The best part, or rather the most astonishing part about her, was that she was extremely alert till she died. Even though she had tremendous difficulty in speaking during her last days, she would express her emotions through her eyes. She would respond whenever we asked her questions. Her mind was alert even though her body was weak.

My granny always believed in giving to others, especially the poor. She would usually keep some portion of her food aside and give it to her maid. Throughout her life, she lived like a queen. My grandpa loved her immensely. As a kid and a young teenager, I have seen him giving her medicines in her hand. Whenever he asked her for her opinion on whether to eat or not, I would usually say, “ Pappa, you have spoiled your wife too much. If you keep on asking such questions, your wife will sit on your head.” To which my granny would say, “ Why are you being so jealous?” I shared many such moments with her that I can’t even remember right now. While we had our hate moments, we had our love moments as well. She had once expressed her desire to see me as a bride. But, unfortunately, that wish of hers couldn’t be fulfilled.

She bid farewell to the world, clearly conveying to all of us that her time had come. She died due to multiple organ failure as her heart, lungs and kidney stopped functioning and she faced difficulty in breathing. She was put on a semi-ventilator for a few days till my family members could take a decision.

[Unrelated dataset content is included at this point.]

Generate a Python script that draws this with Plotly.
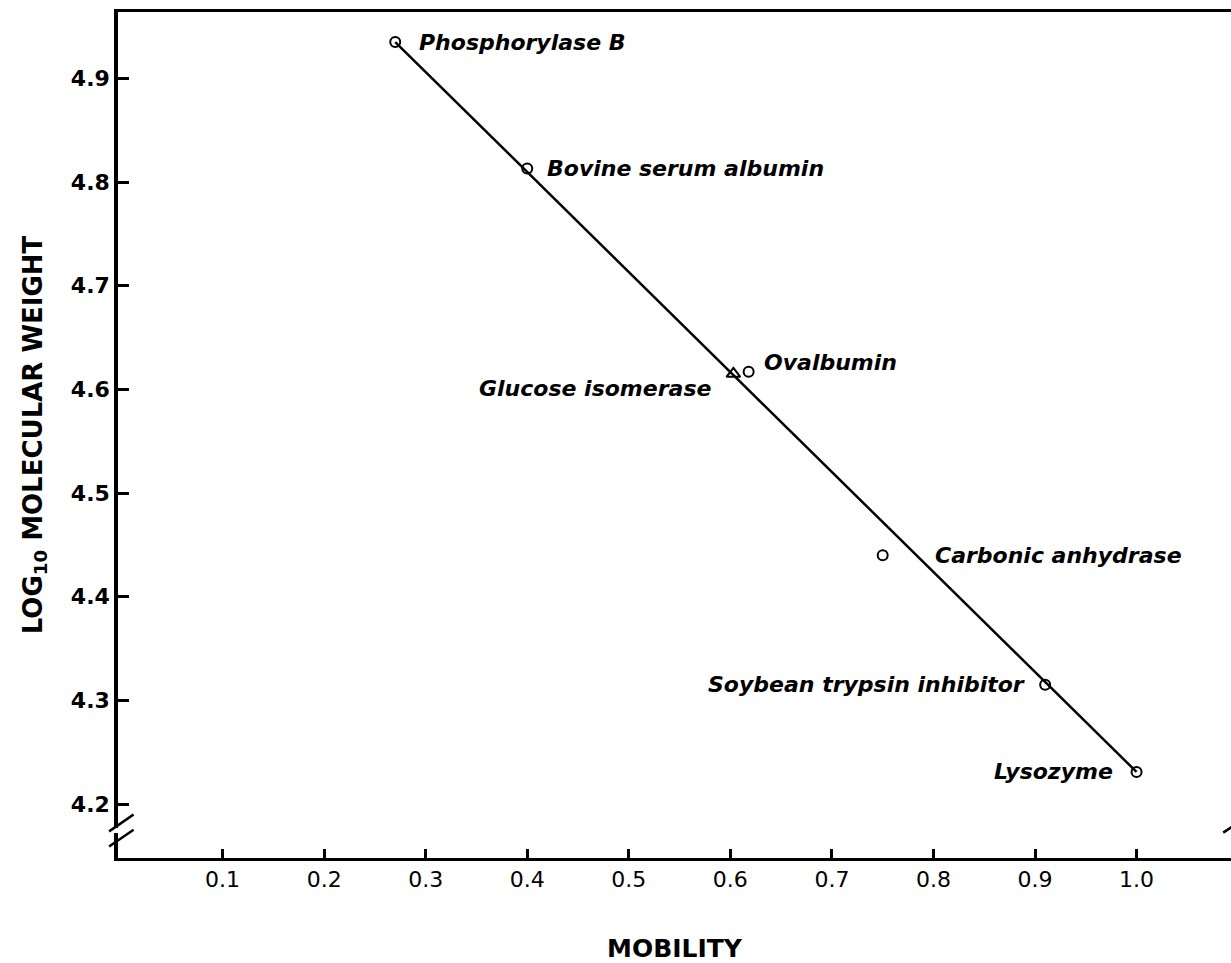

The doctors had given us a clear answer. “ There is no hope. Her condition won’t change. It is better if you allow her to go in peace. It’s best if you don’t give her more pain than what she is actually suffering.” It was truly difficult watching her helpless and fighting between her life and death. If she had died a natural death, we wouldn’t have to take a call. But because she was on a ventilator, we had to decide whether we wanted her to stay or go. With a heavy heart, we asked the doctors to take her off the life supporting machine. My father describes this decision as the most difficult decision of his life.

Letting your mother go right in front of your eyes isn’t an easy task. It requires tremendous courage and my granny’s four kids took a mutual decision. Her life was dependent on the machine and she was in immense pain. It was easier to let her go rather than watching her suffer every single minute. My grandmother’s journey reminds me one thing which we all need to realize.

We come empty-handed and we go empty-handed. Then why do we fight with each other over property, money and other material things? Why don’t we realize that material things may give us temporary pleasure, but never permanent happiness? You should embrace life with good relations, good friends and a humble attitude. Learn to enjoy the good moments whenever they come. Remember, the best things in life always come unplanned. Spend it with your loved ones whenever you get a chance. Who knows what might happen when? The future is uncertain and may never come. Never let disagreements turn into major fights. Learn to forgive and forget and the rest will just fall in place.